▶ Work required
Each line in the material below, starting at the one with "Emit a Python" and ending at the one with "import plotly.graph_objects as go", is to be reproduced exactly; no picture is to be copied.

##### Extracted entries #####

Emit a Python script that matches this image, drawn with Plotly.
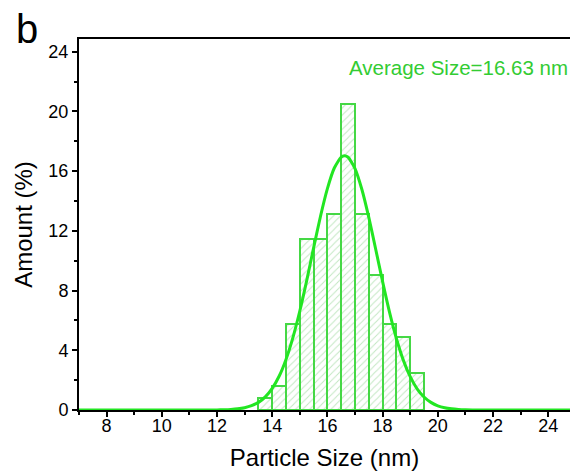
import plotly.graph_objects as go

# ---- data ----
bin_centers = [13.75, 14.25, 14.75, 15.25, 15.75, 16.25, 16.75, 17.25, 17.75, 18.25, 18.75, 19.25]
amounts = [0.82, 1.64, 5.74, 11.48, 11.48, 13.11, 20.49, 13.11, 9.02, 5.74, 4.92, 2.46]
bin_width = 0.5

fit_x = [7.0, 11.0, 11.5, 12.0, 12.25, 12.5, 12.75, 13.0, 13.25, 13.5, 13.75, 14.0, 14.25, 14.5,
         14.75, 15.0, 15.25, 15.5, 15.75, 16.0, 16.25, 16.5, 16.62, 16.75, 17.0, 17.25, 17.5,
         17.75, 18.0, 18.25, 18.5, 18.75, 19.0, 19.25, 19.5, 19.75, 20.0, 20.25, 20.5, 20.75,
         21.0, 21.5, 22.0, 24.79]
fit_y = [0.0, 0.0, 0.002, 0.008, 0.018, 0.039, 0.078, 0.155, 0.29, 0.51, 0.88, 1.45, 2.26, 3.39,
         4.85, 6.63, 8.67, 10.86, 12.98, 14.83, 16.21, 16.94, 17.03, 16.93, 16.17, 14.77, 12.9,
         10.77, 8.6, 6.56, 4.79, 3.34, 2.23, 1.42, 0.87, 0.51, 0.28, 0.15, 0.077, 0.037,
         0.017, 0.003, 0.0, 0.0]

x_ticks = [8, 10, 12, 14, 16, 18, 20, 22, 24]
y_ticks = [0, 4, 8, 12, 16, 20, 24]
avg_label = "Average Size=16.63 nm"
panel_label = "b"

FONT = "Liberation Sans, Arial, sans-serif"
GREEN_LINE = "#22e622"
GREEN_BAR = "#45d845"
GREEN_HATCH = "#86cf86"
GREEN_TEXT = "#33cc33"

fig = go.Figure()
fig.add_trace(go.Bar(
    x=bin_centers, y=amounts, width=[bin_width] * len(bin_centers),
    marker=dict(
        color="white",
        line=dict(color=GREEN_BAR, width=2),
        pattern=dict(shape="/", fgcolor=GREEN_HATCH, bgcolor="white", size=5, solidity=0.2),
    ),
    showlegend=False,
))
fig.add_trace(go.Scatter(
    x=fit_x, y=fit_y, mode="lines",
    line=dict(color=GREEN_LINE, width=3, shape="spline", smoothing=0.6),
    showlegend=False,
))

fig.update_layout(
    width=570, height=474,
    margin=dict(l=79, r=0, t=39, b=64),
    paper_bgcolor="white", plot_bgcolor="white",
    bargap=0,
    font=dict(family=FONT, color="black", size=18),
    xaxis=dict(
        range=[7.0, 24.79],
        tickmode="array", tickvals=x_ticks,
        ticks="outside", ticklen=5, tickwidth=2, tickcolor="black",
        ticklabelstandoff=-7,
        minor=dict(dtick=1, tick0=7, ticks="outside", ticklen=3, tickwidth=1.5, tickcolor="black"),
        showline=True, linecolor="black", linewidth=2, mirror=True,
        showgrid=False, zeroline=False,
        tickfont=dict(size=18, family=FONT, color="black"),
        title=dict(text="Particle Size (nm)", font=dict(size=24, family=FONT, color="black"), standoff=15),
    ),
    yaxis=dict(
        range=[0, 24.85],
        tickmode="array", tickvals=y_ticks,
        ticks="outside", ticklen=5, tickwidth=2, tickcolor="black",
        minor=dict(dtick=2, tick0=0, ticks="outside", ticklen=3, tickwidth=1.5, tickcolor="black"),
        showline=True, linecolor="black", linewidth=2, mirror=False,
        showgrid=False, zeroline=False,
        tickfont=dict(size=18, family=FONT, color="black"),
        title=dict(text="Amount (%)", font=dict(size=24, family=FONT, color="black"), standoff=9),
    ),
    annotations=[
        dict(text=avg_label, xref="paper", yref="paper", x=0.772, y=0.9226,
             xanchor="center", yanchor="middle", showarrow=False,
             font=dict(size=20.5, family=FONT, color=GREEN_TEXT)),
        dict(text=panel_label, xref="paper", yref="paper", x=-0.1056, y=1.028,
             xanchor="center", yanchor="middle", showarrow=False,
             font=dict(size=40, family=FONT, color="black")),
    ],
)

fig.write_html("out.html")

#####
##### Extracted entries #####

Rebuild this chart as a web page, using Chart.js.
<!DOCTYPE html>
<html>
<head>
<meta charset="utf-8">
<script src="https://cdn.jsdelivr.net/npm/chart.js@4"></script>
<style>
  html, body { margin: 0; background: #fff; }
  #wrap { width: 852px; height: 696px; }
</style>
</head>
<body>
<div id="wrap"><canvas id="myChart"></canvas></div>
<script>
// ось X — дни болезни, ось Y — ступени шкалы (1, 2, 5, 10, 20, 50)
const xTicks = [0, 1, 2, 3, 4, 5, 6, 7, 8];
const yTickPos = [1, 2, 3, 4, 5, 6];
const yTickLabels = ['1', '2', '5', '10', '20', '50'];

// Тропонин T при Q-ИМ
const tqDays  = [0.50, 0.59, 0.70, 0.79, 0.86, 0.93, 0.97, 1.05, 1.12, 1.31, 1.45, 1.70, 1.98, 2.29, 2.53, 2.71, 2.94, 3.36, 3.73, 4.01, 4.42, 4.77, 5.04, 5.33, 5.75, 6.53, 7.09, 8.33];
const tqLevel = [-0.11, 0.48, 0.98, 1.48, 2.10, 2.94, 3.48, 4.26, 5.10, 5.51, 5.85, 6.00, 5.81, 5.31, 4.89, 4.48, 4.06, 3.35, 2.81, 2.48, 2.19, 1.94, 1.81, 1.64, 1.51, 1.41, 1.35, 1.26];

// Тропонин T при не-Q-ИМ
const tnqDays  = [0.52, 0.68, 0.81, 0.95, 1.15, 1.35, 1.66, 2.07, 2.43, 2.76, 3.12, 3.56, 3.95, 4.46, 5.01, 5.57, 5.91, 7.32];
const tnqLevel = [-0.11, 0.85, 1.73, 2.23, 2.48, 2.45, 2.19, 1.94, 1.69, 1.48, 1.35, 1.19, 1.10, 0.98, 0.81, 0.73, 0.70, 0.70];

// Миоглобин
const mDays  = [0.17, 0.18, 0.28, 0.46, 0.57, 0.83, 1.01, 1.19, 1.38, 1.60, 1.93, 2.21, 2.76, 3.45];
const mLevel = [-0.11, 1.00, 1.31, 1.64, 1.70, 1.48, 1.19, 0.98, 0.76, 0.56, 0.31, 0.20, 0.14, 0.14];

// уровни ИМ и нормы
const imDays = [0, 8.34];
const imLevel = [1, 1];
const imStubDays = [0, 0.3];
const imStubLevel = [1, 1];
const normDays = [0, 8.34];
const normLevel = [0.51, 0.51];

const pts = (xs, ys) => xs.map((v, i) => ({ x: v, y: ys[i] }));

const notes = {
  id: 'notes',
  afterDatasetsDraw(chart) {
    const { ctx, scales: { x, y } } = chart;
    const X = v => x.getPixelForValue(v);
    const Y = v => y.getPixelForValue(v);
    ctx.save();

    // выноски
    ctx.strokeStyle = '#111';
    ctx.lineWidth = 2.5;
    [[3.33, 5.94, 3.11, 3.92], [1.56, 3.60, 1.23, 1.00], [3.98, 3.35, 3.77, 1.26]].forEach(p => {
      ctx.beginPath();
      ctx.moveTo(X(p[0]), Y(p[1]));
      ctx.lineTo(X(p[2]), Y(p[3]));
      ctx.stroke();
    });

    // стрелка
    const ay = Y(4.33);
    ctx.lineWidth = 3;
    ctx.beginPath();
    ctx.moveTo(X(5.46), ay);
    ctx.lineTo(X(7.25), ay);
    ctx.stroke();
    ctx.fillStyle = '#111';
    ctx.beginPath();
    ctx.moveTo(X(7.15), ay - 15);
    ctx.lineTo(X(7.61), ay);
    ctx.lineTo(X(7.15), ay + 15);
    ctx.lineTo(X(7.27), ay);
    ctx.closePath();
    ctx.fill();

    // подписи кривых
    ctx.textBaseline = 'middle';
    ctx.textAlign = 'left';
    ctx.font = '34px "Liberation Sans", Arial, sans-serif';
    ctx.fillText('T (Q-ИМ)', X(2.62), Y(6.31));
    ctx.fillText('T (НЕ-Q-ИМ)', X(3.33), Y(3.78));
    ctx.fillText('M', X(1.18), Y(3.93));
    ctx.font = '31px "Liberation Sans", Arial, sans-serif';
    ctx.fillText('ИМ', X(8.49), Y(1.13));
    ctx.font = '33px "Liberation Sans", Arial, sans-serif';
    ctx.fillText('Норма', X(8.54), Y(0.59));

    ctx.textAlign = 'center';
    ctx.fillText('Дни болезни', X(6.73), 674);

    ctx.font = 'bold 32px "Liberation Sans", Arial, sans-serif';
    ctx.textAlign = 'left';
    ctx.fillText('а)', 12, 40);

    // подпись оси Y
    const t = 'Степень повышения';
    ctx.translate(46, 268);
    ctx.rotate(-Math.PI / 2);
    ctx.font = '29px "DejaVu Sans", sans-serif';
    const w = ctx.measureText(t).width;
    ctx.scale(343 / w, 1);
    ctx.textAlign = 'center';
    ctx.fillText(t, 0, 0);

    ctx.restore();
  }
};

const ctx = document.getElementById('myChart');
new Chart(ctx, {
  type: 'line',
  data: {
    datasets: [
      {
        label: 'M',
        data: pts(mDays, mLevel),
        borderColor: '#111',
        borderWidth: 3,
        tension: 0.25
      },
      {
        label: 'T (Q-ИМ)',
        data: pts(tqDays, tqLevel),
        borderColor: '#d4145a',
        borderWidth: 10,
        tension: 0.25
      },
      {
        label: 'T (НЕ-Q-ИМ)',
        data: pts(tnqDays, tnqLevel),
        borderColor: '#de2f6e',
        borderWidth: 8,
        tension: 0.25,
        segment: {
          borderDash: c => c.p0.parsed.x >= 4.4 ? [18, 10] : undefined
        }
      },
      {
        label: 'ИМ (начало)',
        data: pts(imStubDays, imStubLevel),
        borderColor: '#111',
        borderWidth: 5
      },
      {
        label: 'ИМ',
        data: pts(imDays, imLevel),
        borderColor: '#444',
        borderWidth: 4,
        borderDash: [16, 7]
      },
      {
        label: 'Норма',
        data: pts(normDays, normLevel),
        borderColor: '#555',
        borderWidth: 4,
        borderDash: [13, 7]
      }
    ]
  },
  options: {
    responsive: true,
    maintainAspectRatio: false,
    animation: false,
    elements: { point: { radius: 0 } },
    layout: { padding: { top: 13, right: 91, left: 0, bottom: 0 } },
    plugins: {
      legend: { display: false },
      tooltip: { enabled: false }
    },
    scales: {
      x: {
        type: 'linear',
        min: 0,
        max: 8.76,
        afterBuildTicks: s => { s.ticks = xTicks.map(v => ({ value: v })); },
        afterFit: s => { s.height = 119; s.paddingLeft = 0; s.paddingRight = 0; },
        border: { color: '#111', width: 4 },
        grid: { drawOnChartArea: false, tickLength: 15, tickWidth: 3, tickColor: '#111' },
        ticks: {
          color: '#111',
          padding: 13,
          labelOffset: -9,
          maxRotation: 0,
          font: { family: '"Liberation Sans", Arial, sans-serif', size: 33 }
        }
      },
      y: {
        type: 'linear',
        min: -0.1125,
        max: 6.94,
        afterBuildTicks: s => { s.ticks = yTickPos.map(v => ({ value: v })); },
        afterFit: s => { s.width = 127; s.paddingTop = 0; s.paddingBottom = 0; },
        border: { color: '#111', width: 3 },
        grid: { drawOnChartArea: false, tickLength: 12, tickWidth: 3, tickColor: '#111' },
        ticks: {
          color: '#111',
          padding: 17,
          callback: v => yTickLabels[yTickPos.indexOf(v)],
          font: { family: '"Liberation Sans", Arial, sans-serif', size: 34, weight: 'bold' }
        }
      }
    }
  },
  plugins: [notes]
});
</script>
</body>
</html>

#####
##### Extracted entries #####

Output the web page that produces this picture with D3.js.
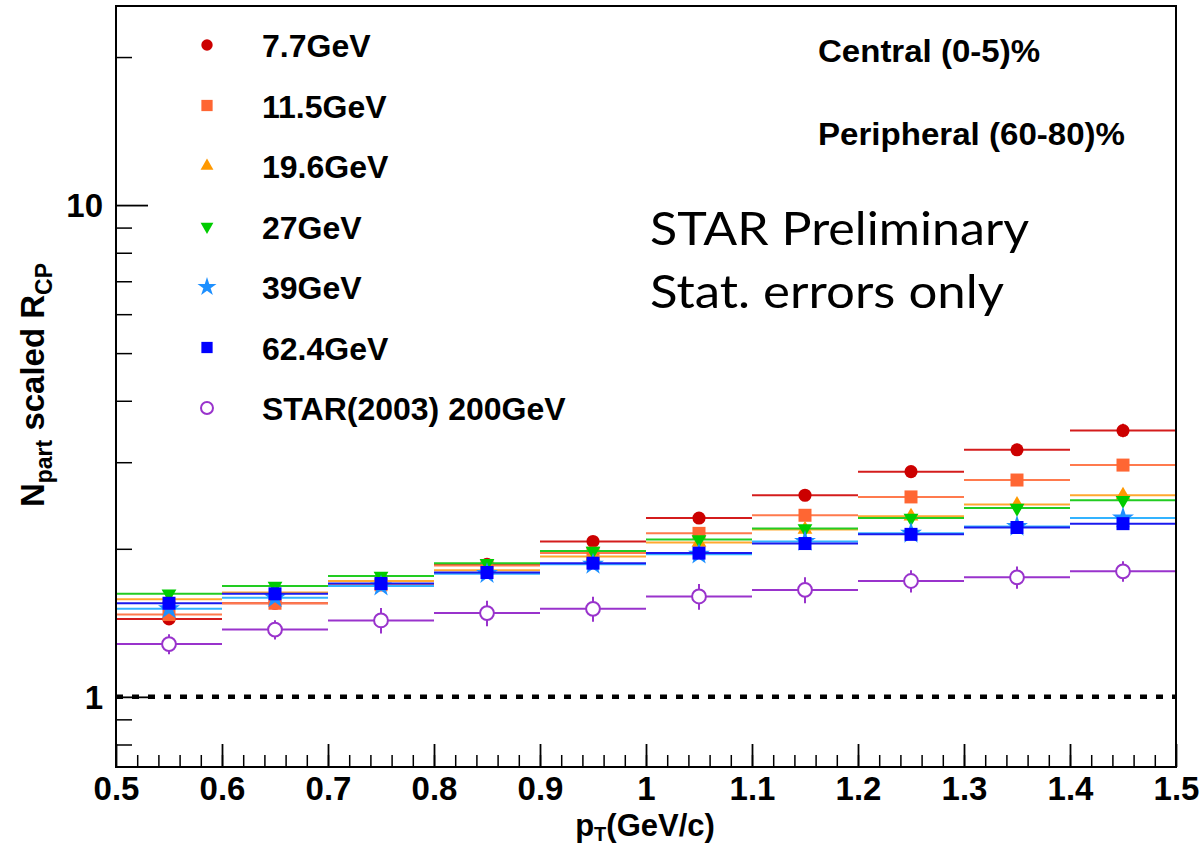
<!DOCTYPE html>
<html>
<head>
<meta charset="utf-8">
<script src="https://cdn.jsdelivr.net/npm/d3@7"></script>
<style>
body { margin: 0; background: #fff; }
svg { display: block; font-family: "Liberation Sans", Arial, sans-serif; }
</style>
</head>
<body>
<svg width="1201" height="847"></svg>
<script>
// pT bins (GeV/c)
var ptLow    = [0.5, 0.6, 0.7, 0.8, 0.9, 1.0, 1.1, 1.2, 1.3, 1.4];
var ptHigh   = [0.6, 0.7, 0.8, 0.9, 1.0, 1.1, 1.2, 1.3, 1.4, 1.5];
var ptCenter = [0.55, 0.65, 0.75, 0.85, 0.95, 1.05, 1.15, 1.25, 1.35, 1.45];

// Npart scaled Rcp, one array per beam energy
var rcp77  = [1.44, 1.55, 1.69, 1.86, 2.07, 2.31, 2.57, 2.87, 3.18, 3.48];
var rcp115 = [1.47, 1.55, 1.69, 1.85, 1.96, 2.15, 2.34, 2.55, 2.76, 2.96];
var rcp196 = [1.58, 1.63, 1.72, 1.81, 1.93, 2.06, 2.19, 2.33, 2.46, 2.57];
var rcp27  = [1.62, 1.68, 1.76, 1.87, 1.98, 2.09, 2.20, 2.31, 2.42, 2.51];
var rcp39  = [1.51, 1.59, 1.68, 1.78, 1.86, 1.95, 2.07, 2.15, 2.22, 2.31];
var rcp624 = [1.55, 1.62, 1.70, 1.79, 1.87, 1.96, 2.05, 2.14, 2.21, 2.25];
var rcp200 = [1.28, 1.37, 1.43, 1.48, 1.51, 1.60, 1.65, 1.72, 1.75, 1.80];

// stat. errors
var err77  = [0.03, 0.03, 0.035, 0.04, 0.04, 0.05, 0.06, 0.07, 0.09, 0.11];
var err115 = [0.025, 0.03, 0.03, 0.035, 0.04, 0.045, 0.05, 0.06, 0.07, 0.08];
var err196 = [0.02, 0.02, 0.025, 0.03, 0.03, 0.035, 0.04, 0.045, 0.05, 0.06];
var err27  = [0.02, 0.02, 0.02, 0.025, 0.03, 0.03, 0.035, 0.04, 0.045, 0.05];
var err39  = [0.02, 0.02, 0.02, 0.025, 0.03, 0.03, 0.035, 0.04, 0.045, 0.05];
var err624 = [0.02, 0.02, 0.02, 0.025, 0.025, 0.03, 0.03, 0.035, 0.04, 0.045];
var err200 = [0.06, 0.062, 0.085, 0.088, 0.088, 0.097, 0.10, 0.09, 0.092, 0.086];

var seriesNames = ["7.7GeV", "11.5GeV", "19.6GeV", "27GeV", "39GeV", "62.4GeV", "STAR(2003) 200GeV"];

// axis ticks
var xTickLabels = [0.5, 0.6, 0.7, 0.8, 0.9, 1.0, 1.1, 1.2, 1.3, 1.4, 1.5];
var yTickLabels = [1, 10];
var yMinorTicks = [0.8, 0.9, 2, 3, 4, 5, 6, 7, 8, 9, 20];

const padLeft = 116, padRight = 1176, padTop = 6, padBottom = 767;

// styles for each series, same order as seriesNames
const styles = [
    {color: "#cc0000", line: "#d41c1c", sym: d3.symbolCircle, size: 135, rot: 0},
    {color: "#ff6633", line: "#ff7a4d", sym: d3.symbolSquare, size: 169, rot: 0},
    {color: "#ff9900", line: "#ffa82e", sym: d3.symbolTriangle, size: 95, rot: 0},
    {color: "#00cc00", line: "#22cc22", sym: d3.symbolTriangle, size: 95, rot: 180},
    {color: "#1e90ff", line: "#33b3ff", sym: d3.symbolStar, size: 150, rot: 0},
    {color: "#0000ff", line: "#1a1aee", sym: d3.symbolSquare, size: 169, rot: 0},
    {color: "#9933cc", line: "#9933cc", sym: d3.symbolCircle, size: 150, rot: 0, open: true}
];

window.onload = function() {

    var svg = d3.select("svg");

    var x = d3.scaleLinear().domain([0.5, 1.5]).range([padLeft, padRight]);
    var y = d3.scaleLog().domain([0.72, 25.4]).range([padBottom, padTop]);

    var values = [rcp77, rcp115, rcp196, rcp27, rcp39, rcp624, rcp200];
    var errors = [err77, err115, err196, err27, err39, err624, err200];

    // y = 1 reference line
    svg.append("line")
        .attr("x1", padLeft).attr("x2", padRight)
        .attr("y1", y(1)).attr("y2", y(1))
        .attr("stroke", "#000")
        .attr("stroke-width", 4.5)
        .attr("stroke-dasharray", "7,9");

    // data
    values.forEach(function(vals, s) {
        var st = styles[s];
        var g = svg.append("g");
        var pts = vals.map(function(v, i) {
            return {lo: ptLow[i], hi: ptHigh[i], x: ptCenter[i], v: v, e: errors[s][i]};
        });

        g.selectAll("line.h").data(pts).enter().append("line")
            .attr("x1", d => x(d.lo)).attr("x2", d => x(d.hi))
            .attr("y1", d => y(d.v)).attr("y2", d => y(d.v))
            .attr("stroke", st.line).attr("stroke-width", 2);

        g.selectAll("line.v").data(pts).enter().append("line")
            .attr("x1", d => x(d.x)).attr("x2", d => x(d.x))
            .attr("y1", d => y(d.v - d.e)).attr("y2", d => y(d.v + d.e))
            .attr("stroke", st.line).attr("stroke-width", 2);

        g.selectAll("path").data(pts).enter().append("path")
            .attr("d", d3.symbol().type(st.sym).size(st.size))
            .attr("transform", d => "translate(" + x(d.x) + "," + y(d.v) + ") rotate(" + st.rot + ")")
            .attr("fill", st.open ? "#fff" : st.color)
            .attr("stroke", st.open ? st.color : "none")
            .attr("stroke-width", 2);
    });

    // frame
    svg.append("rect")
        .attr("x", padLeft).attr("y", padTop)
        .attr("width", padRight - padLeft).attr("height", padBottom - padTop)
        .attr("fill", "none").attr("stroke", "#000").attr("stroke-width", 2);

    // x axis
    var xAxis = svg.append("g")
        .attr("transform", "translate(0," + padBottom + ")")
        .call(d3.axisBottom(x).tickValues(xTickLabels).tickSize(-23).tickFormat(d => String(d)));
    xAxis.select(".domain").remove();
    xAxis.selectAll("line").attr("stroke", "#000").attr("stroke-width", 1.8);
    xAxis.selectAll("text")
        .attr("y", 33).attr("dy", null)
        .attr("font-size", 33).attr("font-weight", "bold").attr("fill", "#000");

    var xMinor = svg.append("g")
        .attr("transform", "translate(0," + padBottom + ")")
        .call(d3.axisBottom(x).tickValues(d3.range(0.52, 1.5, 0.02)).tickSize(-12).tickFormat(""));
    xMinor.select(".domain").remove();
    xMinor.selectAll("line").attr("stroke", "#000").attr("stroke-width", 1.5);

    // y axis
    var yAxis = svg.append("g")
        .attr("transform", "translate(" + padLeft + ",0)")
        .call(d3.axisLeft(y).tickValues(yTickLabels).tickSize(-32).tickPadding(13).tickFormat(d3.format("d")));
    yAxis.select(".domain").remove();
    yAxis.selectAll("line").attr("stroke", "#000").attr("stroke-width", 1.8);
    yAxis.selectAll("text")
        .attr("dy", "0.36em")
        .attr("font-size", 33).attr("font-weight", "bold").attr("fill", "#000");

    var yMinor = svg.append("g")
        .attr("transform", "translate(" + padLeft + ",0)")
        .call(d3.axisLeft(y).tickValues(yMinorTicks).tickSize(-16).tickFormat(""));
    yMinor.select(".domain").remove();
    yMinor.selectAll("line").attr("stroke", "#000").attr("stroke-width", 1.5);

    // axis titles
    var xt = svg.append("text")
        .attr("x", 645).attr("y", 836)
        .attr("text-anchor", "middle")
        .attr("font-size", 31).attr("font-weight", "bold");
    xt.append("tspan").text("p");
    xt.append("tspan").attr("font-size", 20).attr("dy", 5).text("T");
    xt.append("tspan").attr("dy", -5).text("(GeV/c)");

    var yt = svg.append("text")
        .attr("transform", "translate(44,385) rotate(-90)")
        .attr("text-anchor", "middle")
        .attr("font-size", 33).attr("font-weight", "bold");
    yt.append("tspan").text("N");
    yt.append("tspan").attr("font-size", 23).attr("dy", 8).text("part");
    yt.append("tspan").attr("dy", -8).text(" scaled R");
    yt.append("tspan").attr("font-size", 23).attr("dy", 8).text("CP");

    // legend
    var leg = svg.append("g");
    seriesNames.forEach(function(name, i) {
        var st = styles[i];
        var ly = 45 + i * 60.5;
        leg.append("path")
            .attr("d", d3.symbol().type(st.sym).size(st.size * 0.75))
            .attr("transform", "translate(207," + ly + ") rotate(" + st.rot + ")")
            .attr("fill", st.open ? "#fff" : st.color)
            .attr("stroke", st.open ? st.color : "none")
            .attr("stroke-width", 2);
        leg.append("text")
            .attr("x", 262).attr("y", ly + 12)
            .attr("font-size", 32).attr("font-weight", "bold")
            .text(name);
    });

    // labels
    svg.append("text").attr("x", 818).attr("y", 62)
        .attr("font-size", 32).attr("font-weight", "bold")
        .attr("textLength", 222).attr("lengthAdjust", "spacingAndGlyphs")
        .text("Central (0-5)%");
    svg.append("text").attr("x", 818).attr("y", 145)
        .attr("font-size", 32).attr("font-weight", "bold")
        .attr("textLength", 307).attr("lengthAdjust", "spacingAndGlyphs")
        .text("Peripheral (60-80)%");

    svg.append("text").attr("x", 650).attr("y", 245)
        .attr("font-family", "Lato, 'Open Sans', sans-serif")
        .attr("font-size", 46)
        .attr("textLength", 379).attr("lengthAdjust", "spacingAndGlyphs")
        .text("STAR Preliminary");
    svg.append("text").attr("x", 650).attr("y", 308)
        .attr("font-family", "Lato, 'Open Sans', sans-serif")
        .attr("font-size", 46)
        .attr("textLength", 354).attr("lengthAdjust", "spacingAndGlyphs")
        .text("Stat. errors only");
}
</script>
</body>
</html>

#####

▶ The output
Emit a Python script that matches this image, drawn with Plotly.
import plotly.graph_objects as go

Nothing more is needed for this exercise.